If Zero Grazing was as successful as Epstein says, you’d think international organizations would have paid to reproduce the campaign all over the continent. But they didn’t–for reasons that are once again more about our preconceptions than Africa’s needs. On the one hand, Western conservatives couldn’t stomach a program that countenanced polygamy. On the other–and Epstein doesn’t explicitly make this connection–the early 1990s coincided with a huge homegrown evangelical revival in Uganda, and many of the loudest women’s rights activists were also born-again Christians. This association made many Western liberals–the type who work for organizations like the UN–quite uncomfortable. “There was a sense that promoting fidelity must be totally wrong if it was a message favored by the Christian Right,” the former head of one humanitarian group told Epstein.

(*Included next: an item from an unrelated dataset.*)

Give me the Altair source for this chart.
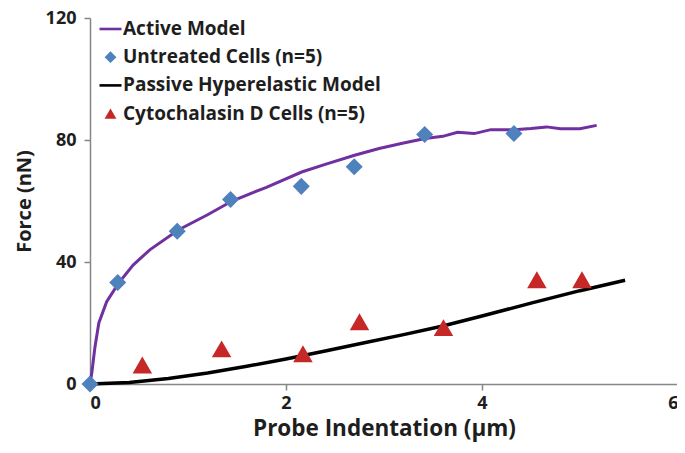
import altair as alt
import pandas as pd

# ---- data ----
series_names = ["Active Model", "Untreated Cells (n=5)",
                "Passive Hyperelastic Model", "Cytochalasin D Cells (n=5)"]

active_x = [0, 0.02, 0.05, 0.09, 0.17, 0.29, 0.44, 0.61, 0.9, 1.2, 1.45, 1.8,
            2.16, 2.4, 2.7, 2.95, 3.2, 3.42, 3.6, 3.75, 3.92, 4.09, 4.33, 4.5,
            4.66, 4.8, 5.0, 5.17]
active_y = [0, 4, 12, 20, 27, 33, 39, 44, 50.5, 55.5, 60, 64.5,
            69.5, 72, 75, 77.2, 79, 80.5, 81.2, 82.5, 82.1, 83.4, 83.4, 83.8,
            84.3, 83.7, 83.7, 84.8]

untreated_x = [0, 0.283, 0.89, 1.434, 2.156, 2.696, 3.415, 4.326]
untreated_y = [0, 33.3, 50.1, 60.5, 64.8, 71.2, 81.8, 82.1]

passive_x = [0, 0.4, 0.8, 1.2, 1.6, 2.0, 2.4, 2.8, 3.2, 3.6, 4.0, 4.5, 5.0, 5.46]
passive_y = [0, 0.5, 1.8, 3.6, 5.8, 8.2, 10.8, 13.5, 16.2, 19.0, 22.3, 26.5, 30.6, 34.0]

cyto_x = [0.534, 1.343, 2.173, 2.75, 3.607, 4.56, 5.02]
cyto_y = [6.25, 11.5, 9.9, 20.4, 18.5, 34.2, 34.2]

x_ticks = [0, 2, 4, 6]
y_ticks = [0, 40, 80, 120]

colors = ["#7030A0", "#4F81BD", "#000000", "#C62828"]
line_path = "M-1.86,-0.22H1.86V0.22H-1.86Z"
shapes = [line_path, "diamond", line_path, "triangle-up"]

FONT = "Open Sans"

active_df = pd.DataFrame({"x": active_x, "y": active_y, "series": series_names[0]})
untreated_df = pd.DataFrame({"x": untreated_x, "y": untreated_y, "series": series_names[1]})
passive_df = pd.DataFrame({"x": passive_x, "y": passive_y, "series": series_names[2]})
cyto_df = pd.DataFrame({"x": cyto_x, "y": cyto_y, "series": series_names[3]})

x_enc = alt.X("x:Q", title="Probe Indentation (µm)",
              scale=alt.Scale(domain=[0, 6], nice=False),
              axis=alt.Axis(values=x_ticks, grid=False, titlePadding=5,
                            labelPadding=4, titleFontSize=22.5))
y_enc = alt.Y("y:Q", title="Force (nN)",
              scale=alt.Scale(domain=[0, 120], nice=False),
              axis=alt.Axis(values=y_ticks, grid=False, titlePadding=11,
                            labelPadding=8, titleFontSize=20))

legend = alt.Legend(title=None, orient="none", legendX=11, legendY=1.5,
                    labelFont=FONT, labelFontSize=19, labelFontWeight="bold",
                    labelColor="#1e1e1e", symbolSize=140, symbolStrokeWidth=0,
                    rowPadding=8.2, labelOffset=3, padding=0, symbolOpacity=1,
                    labelLimit=0)

color_enc = alt.Color("series:N",
                      scale=alt.Scale(domain=series_names, range=colors),
                      legend=legend)
shape_enc = alt.Shape("series:N",
                      scale=alt.Scale(domain=series_names, range=shapes),
                      legend=legend)

diamonds = alt.Chart(untreated_df).mark_point(filled=True, size=290, opacity=1).encode(
    x=x_enc, y=y_enc, color=color_enc, shape=shape_enc)
triangles = alt.Chart(cyto_df).mark_point(filled=True, size=380, opacity=1).encode(
    x=x_enc, y=y_enc, color=color_enc, shape=shape_enc)
active_line = alt.Chart(active_df).mark_line(strokeWidth=3).encode(
    x=x_enc, y=y_enc, color=color_enc)
passive_line = alt.Chart(passive_df).mark_line(strokeWidth=3.5).encode(
    x=x_enc, y=y_enc, color=color_enc)

chart = alt.layer(active_line, passive_line, triangles, diamonds).properties(
    width=588, height=366,
    padding={"left": 82, "top": 10, "right": -1, "bottom": 60},
    autosize="none",
).configure_view(stroke=None).configure_axis(
    domainColor="#868686", domainWidth=1.5, tickColor="#868686", tickWidth=1.5,
    tickSize=6, labelFont=FONT, labelFontSize=18, labelFontWeight="bold",
    labelColor="#1e1e1e", titleFont=FONT, titleFontWeight="bold",
    titleColor="#1e1e1e",
)

chart.save("out.html", embed_options={"renderer": "svg", "actions": False})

Near the end of her book, Epstein notes with some sadness that Zero Grazing is now a museum piece. These days, Uganda’s approach to AIDS is ruled by pieties–both religious and secular. The locally devised programs of fifteen years ago have been replaced by a bland package of somewhat conflicting strategies known by the acronym ABC: abstain, be faithful, use a condom. The Bush Administration and the evangelicals push A, the public health community stresses C and no one pays much attention to B, because there’s no money in nuance. Meanwhile, on the strength of its “miracle,” Uganda has become an AIDS pilgrimage spot. “The big hotels in the capital play host to a perpetual round of AIDS-related conferences and workshops, and the streets are jammed with the vehicles of AIDS NGOs,” Epstein writes.
The influx of money has brought profiteers, both white and black. A recent investigation revealed massive corruption in the Ugandan Health Ministry’s administration of grants from the Global Fund to Fight AIDS, Tuberculosis and Malaria. That’s just the beginning of the graft. And yet for all the many millions flowing in, HIV prevalence rates have not fallen much since the year 2000. Men aren’t sitting alone at bars anymore, and statistics suggest that casual sex may once again be on the rise. For a fleeting moment, in a time of unimaginable tragedy, Ugandans found it within themselves to fight this epidemic. But AIDS has a way outlasting vigilance. It’s a disease of human fallibility, and for that there is no cure.